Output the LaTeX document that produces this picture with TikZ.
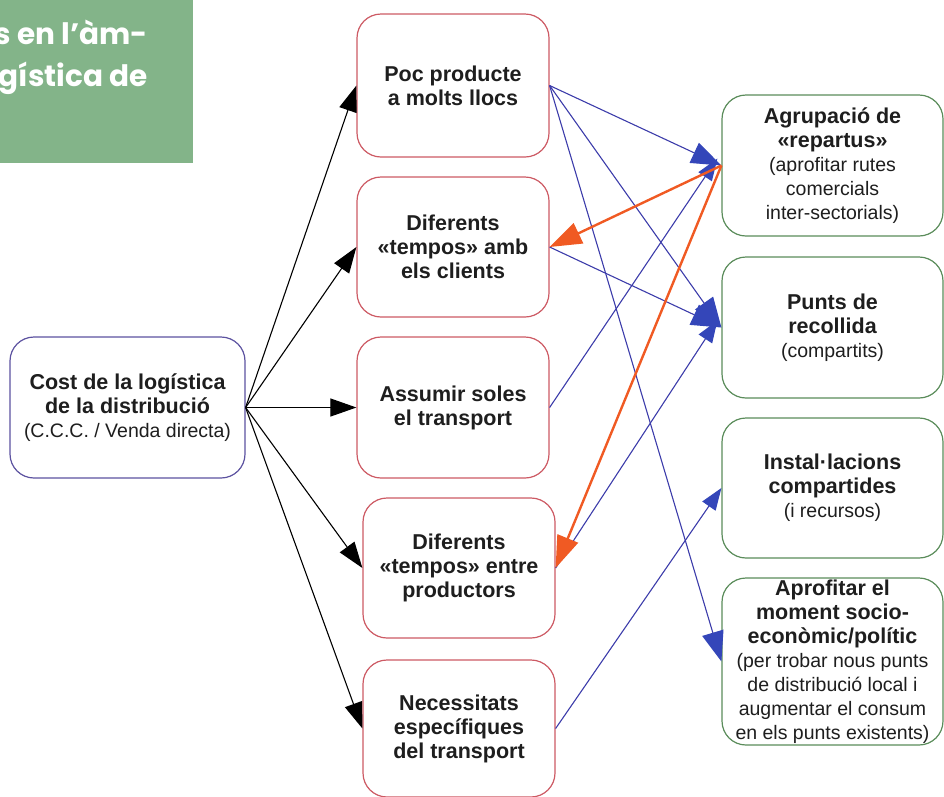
\documentclass[tikz,border=0pt]{standalone}
\usepackage{fontspec}
\setmainfont{Liberation Sans}
\newfontfamily\titlefont{Poppins}
\usetikzlibrary{arrows.meta}

\definecolor{titlegreen}{RGB}{131,180,137}
\definecolor{srcborder}{RGB}{92,82,160}
\definecolor{midborder}{RGB}{205,90,100}
\definecolor{resborder}{RGB}{90,140,90}
\definecolor{linkblue}{RGB}{60,60,170}
\definecolor{headblue}{RGB}{52,70,185}
\definecolor{linkorange}{RGB}{240,90,35}
\definecolor{inktext}{RGB}{30,30,30}

\newcommand{\sm}[1]{{\fontsize{19.5}{22}\selectfont #1}}

\begin{document}
\begin{tikzpicture}[x=1pt,y=-1pt,
  box/.style={draw, fill=white, line width=1.2pt, rounded corners=24pt,
    inner sep=0pt, align=center, text=inktext,
    font=\bfseries\fontsize{21.5}{24}\selectfont},
  srcbox/.style={box, draw=srcborder, minimum width=235pt, minimum height=141pt},
  midbox/.style={box, draw=midborder, minimum width=192pt, minimum height=141pt},
  resbox/.style={box, draw=resborder, minimum width=221pt, minimum height=141pt},
  blk/.style={draw=black, line width=1.1pt, -{Triangle[length=26pt,width=18pt]}},
  bluebig/.style={draw=linkblue, line width=1.1pt, -{Triangle[length=30pt,width=22pt,color=headblue]}},
  bluesmall/.style={draw=linkblue, line width=1.1pt, -{Triangle[length=22pt,width=16pt,color=headblue]}},
  orangelink/.style={draw=linkorange, line width=2.4pt, -{Triangle[length=32pt,width=22pt]}},
  titletext/.style={anchor=base east, text=white, inner sep=0pt,
    font=\titlefont\bfseries\fontsize{29.5}{35}\selectfont}
]
\useasboundingbox (0,0) rectangle (944,796);

% heading band, cut by the page edge
\begin{scope}
  \clip (0,0) rectangle (944,796);
  \fill[titlegreen] (-10,-10) rectangle (193,163);
  \node[titletext] (title1) at (148,44) {s en l’àm-};
  \node[titletext] (title2) at (148,86) {gística de};
\end{scope}

% source
\node[srcbox] (src) at (127.5,407.5)
  {Cost de la logística\\de la distribució\\\mdseries\sm{(C.C.C. / Venda directa)}};

% problems
\node[midbox, minimum height=143pt] (m1) at (453,85.5) {Poc producte\\a molts llocs};
\node[midbox, minimum height=140pt] (m2) at (453,247) {Diferents\\«tempos» amb\\els clients};
\node[midbox] (m3) at (453,407.5) {Assumir soles\\el transport};
\node[midbox, minimum height=140pt] (m4) at (459,568) {Diferents\\«tempos» entre\\productors};
\node[midbox, minimum height=137pt] (m5) at (459,728.5) {Necessitats\\específiques\\del transport};

% answers
\node[resbox] (r1) at (832.5,165.5)
  {Agrupació de\\«repartus»\\\mdseries\sm{(aprofitar rutes}\\\mdseries\sm{comercials}\\\mdseries\sm{inter-sectorials)}};
\node[resbox] (r2) at (832.5,327.5)
  {Punts de\\recollida\\\mdseries\sm{(compartits)}};
\node[resbox, minimum height=140pt] (r3) at (832.5,488)
  {Instal·lacions\\compartides\\\mdseries\sm{(i recursos)}};
\node[resbox, minimum height=167pt] (r4) at (832.5,661.5)
  {Aprofitar el\\moment socio-\\econòmic/polític\\\mdseries\sm{(per trobar nous punts}\\\mdseries\sm{de distribució local i}\\\mdseries\sm{augmentar el consum}\\\mdseries\sm{en els punts existents)}};

% source to problems
\draw[blk] (src.east) -- (m1.west);
\draw[blk] (src.east) -- (m2.west);
\draw[blk] (src.east) -- (m3.west);
\draw[blk] (src.east) -- (m4.west);
\draw[blk] (src.east) -- (m5.west);

% problems to answers
\draw[bluebig] (m1.east) -- (r1.west);
\draw[bluebig] (m1.east) -- (r2.west);
\draw[bluebig] (m1.east) -- (r4.west);
\draw[bluebig] (m2.east) -- (r2.west);
\draw[bluesmall] (m3.east) -- ([xshift=-4pt,yshift=7pt]r1.west);
\draw[bluesmall] (m4.east) -- ([xshift=-4pt,yshift=7pt]r2.west);
\draw[bluesmall] (m5.east) -- (r3.west);

% grouping feeds back
\draw[orangelink] (r1.west) -- (m2.east);
\draw[orangelink] (r1.west) -- (m4.east);
\end{tikzpicture}
\end{document}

::::

Aim: The data above should be repeated exactly, minus any pictures.

Exercise result:
Output the LaTeX document that produces this picture with TikZ.
\documentclass[tikz,border=0pt]{standalone}
\usepackage{fontspec}
\setmainfont{Liberation Sans}
\newfontfamily\titlefont{Poppins}
\usetikzlibrary{arrows.meta}

\definecolor{titlegreen}{RGB}{131,180,137}
\definecolor{srcborder}{RGB}{92,82,160}
\definecolor{midborder}{RGB}{205,90,100}
\definecolor{resborder}{RGB}{90,140,90}
\definecolor{linkblue}{RGB}{60,60,170}
\definecolor{headblue}{RGB}{52,70,185}
\definecolor{linkorange}{RGB}{240,90,35}
\definecolor{inktext}{RGB}{30,30,30}

\newcommand{\sm}[1]{{\fontsize{19.5}{22}\selectfont #1}}

\begin{document}
\begin{tikzpicture}[x=1pt,y=-1pt,
  box/.style={draw, fill=white, line width=1.2pt, rounded corners=24pt,
    inner sep=0pt, align=center, text=inktext,
    font=\bfseries\fontsize{21.5}{24}\selectfont},
  srcbox/.style={box, draw=srcborder, minimum width=235pt, minimum height=141pt},
  midbox/.style={box, draw=midborder, minimum width=192pt, minimum height=141pt},
  resbox/.style={box, draw=resborder, minimum width=221pt, minimum height=141pt},
  blk/.style={draw=black, line width=1.1pt, -{Triangle[length=26pt,width=18pt]}},
  bluebig/.style={draw=linkblue, line width=1.1pt, -{Triangle[length=30pt,width=22pt,color=headblue]}},
  bluesmall/.style={draw=linkblue, line width=1.1pt, -{Triangle[length=22pt,width=16pt,color=headblue]}},
  orangelink/.style={draw=linkorange, line width=2.4pt, -{Triangle[length=32pt,width=22pt]}},
  titletext/.style={anchor=base east, text=white, inner sep=0pt,
    font=\titlefont\bfseries\fontsize{29.5}{35}\selectfont}
]
\useasboundingbox (0,0) rectangle (944,796);

% heading band, cut by the page edge
\begin{scope}
  \clip (0,0) rectangle (944,796);
  \fill[titlegreen] (-10,-10) rectangle (193,163);
  \node[titletext] (title1) at (148,44) {s en l’àm-};
  \node[titletext] (title2) at (148,86) {gística de};
\end{scope}

% source
\node[srcbox] (src) at (127.5,407.5)
  {Cost de la logística\\de la distribució\\\mdseries\sm{(C.C.C. / Venda directa)}};

% problems
\node[midbox, minimum height=143pt] (m1) at (453,85.5) {Poc producte\\a molts llocs};
\node[midbox, minimum height=140pt] (m2) at (453,247) {Diferents\\«tempos» amb\\els clients};
\node[midbox] (m3) at (453,407.5) {Assumir soles\\el transport};
\node[midbox, minimum height=140pt] (m4) at (459,568) {Diferents\\«tempos» entre\\productors};
\node[midbox, minimum height=137pt] (m5) at (459,728.5) {Necessitats\\específiques\\del transport};

% answers
\node[resbox] (r1) at (832.5,165.5)
  {Agrupació de\\«repartus»\\\mdseries\sm{(aprofitar rutes}\\\mdseries\sm{comercials}\\\mdseries\sm{inter-sectorials)}};
\node[resbox] (r2) at (832.5,327.5)
  {Punts de\\recollida\\\mdseries\sm{(compartits)}};
\node[resbox, minimum height=140pt] (r3) at (832.5,488)
  {Instal·lacions\\compartides\\\mdseries\sm{(i recursos)}};
\node[resbox, minimum height=167pt] (r4) at (832.5,661.5)
  {Aprofitar el\\moment socio-\\econòmic/polític\\\mdseries\sm{(per trobar nous punts}\\\mdseries\sm{de distribució local i}\\\mdseries\sm{augmentar el consum}\\\mdseries\sm{en els punts existents)}};

% source to problems
\draw[blk] (src.east) -- (m1.west);
\draw[blk] (src.east) -- (m2.west);
\draw[blk] (src.east) -- (m3.west);
\draw[blk] (src.east) -- (m4.west);
\draw[blk] (src.east) -- (m5.west);

% problems to answers
\draw[bluebig] (m1.east) -- (r1.west);
\draw[bluebig] (m1.east) -- (r2.west);
\draw[bluebig] (m1.east) -- (r4.west);
\draw[bluebig] (m2.east) -- (r2.west);
\draw[bluesmall] (m3.east) -- ([xshift=-4pt,yshift=7pt]r1.west);
\draw[bluesmall] (m4.east) -- ([xshift=-4pt,yshift=7pt]r2.west);
\draw[bluesmall] (m5.east) -- (r3.west);

% grouping feeds back
\draw[orangelink] (r1.west) -- (m2.east);
\draw[orangelink] (r1.west) -- (m4.east);
\end{tikzpicture}
\end{document}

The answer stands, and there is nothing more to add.